I'm not sure about VueJS specifically, but I run everything I can off a $6/m digital ocean droplet (static sites, web apps, git repos, RDBMS, some other custom apps I've written) and it hasn't broken a sweat yet[1].

My understanding used to be that requests will be dropped if my virtual server can't handle it, and I'll have to transfer 10,000TB to get to a $100,000 bill.

In practice, my server will not physically handle the load to serve more than maybe $1000 of data a month; it will fall over before that.

In summary, using a VPS is sorta like an instant hard cap.

[1] Until I tried using Jenkins. Which crashed constantly because apparently 512GB of RAM is too little for what it does. I'm now in the process of writing my own little CD tool that isn't going to go over 30MB of RAM just to run my deployment scripts.

Having a personal VPS is the way. I run a SvelteJS app as well as my personal website, blog and a couple other services on a $6 droplet and it runs great.

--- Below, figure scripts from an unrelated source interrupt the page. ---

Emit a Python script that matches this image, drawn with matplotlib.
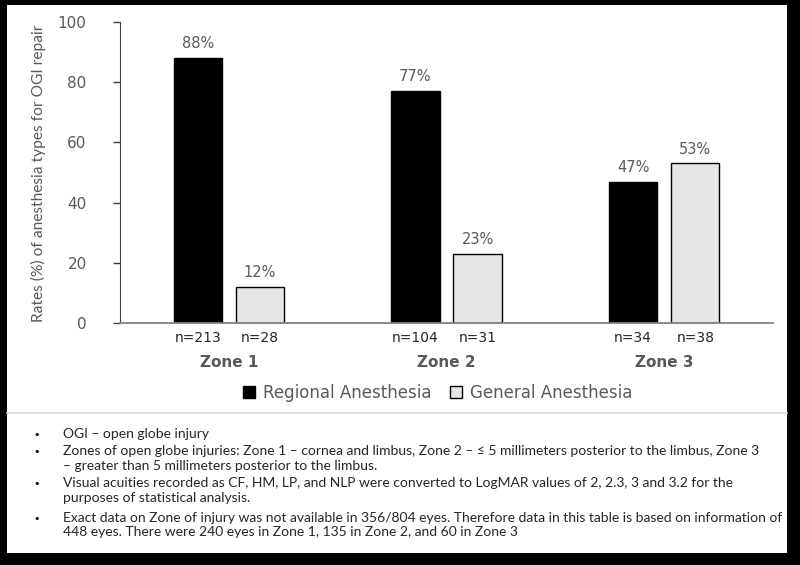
import numpy as np
import matplotlib
matplotlib.use("Agg")
import matplotlib.pyplot as plt
from matplotlib.patches import Patch, Rectangle
from matplotlib.lines import Line2D

# data
zones = ["Zone 1", "Zone 2", "Zone 3"]
regional = [88, 77, 47]
general = [12, 23, 53]
n_regional = [213, 104, 34]
n_general = [28, 31, 38]
yticks = [0, 20, 40, 60, 80, 100]
notes = [
    "OGI \u2013 open globe injury",
    "Zones of open globe injuries: Zone 1 \u2013 cornea and limbus, Zone 2 \u2013 \u2264 5 millimeters posterior to the limbus, Zone 3\n"
    "\u2013 greater than 5 millimeters posterior to the limbus.",
    "Visual acuities recorded as CF, HM, LP, and NLP were converted to LogMAR values of 2, 2.3, 3 and 3.2 for the\n"
    "purposes of statistical analysis.",
    "Exact data on Zone of injury was not available in 356/804 eyes. Therefore data in this table is based on information of\n"
    "448 eyes. There were 240 eyes in Zone 1, 135 in Zone 2, and 60 in Zone 3",
]

W, H = 800, 565
grey_txt = "#595959"

fig = plt.figure(figsize=(8, 5.65), dpi=100, facecolor="black")

# white page inside black frame
fig.patches.append(Rectangle((7 / W, 1 - 553 / H), 780 / W, 548 / H,
                             transform=fig.transFigure, facecolor="white",
                             edgecolor="none", zorder=-10))
# separator between chart and notes
fig.lines.append(Line2D([7 / W, 787 / W], [1 - 413 / H, 1 - 413 / H],
                        transform=fig.transFigure, color="#d9d9d9", lw=1.2, zorder=-5))

                                    # Chart
#---------------------------------------------------------------------------------------------------
ax = fig.add_axes([120 / W, 1 - 323 / H, 653 / W, 301 / H])
ax.patch.set_alpha(0)

x = np.arange(len(zones)) + 0.5
bw = 0.222
off = 0.143
b1 = ax.bar(x - off, regional, bw, color="black", edgecolor="black", lw=1)
b2 = ax.bar(x + off, general, bw, color="#e6e6e6", edgecolor="black", lw=1)

for bars, vals in [(b1, regional), (b2, general)]:
    for rect, v in zip(bars, vals):
        ax.annotate(f"{v}%", (rect.get_x() + rect.get_width() / 2, v),
                    xytext=(0, 5), textcoords="offset points",
                    ha="center", va="bottom", fontsize=10.5, color=grey_txt)

for i in range(len(zones)):
    ax.annotate(f"n={n_regional[i]}", (x[i] - off, 0), xycoords=("data", "axes fraction"),
                xytext=(0, -11), textcoords="offset points", ha="center", va="center",
                fontsize=10, color="#262626")
    ax.annotate(f"n={n_general[i]}", (x[i] + off, 0), xycoords=("data", "axes fraction"),
                xytext=(0, -11), textcoords="offset points", ha="center", va="center",
                fontsize=10, color="#262626")
    ax.annotate(zones[i], (x[i], 0), xycoords=("data", "axes fraction"),
                xytext=(0, -28.5), textcoords="offset points", ha="center", va="center",
                fontsize=11, fontweight="bold", color=grey_txt)

ax.set_xlim(0, 3)
ax.set_ylim(0, 100)
ax.set_yticks(yticks)
ax.set_xticks([])
ax.tick_params(axis="y", direction="out", length=5, width=1, color="#404040",
               labelsize=11, labelcolor=grey_txt, pad=19)
for s in ["top", "right"]:
    ax.spines[s].set_visible(False)
ax.spines["left"].set_color("#404040")
ax.spines["bottom"].set_color("#808080")
ax.spines["bottom"].set_linewidth(1.3)

fig.text(38 / W, 1 - 173 / H, "Rates (%) of anesthesia types for OGI repair",
         rotation=90, ha="center", va="center", fontsize=11.2,
         family="Lato", color=grey_txt)

                                    # Legend
#---------------------------------------------------------------------------------------------------
handles = [Patch(facecolor="black", edgecolor="black"),
           Patch(facecolor="#e6e6e6", edgecolor="black")]
fig.legend(handles, ["Regional Anesthesia", "General Anesthesia"], ncol=2,
           loc="center", bbox_to_anchor=(438 / W, 1 - 393 / H), frameon=False,
           handlelength=0.7, handleheight=0.7, handletextpad=0.5, columnspacing=1.1,
           labelcolor=grey_txt, prop={"size": 12})

                                    # Notes
#---------------------------------------------------------------------------------------------------
note_y = [435, 452, 484, 519]
for y, t in zip(note_y, notes):
    fig.text(37 / W, 1 - y / H, "\u2022", ha="center", va="center", fontsize=8, color="black")
    fig.text(63 / W, 1 - (y - 7) / H, t, ha="left", va="top", fontsize=10,
             family="Lato", color="#262626", linespacing=1.25)

fig.savefig("out.png", dpi=100, facecolor="black")
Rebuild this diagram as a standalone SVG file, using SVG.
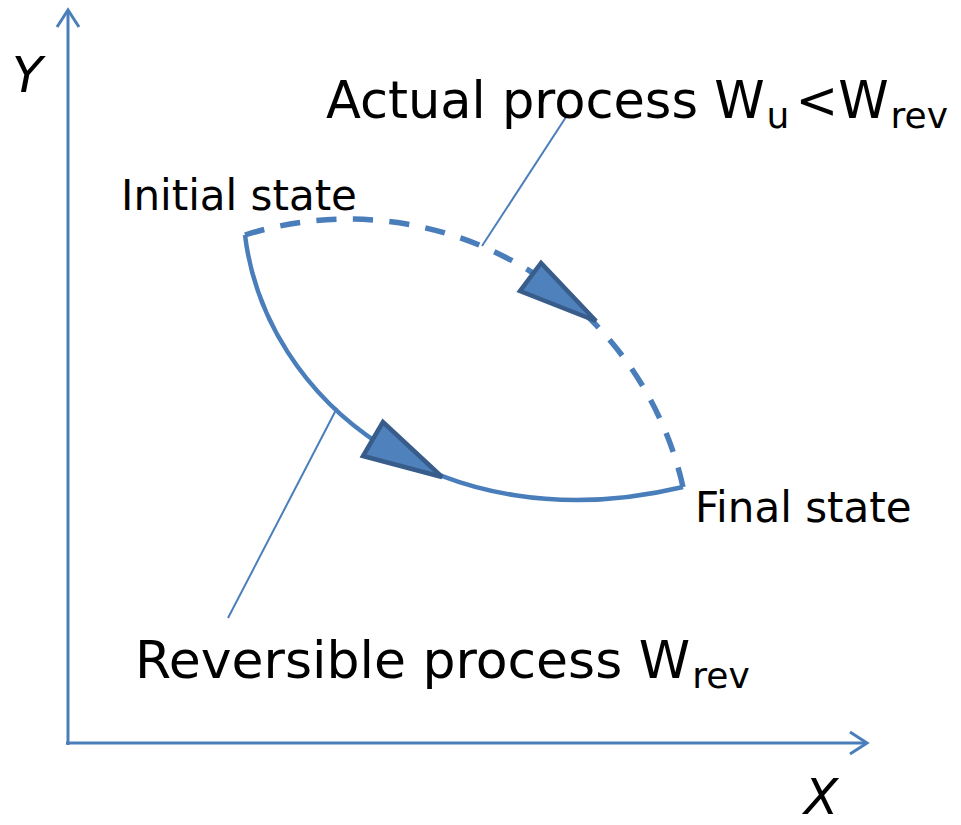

  • I agree with both of your philosophies and also run a VPS. However, lots of people would have no idea how to manage a server from scratch or to install a web server, even a static one. Netlify really is pretty amazingly simple for what it offers, which is a lot. And even among those who think they can run a server, many probably have wide open security holes they are oblivious to.

    • > And even among those who think they can run a server, many probably have wide open security holes they are oblivious to.

      This is the big thing, but I also think that modern out-the-box OSes are pretty damn secure these days.

      IOW, the amount of knowledge and time needed to maintain my single VPS is a lot less than the knowledge and time you will need to manage your costs using multiple hosted SaaS suppliers for static hosting, web-app hosting, database hosting, repo hosting, etc.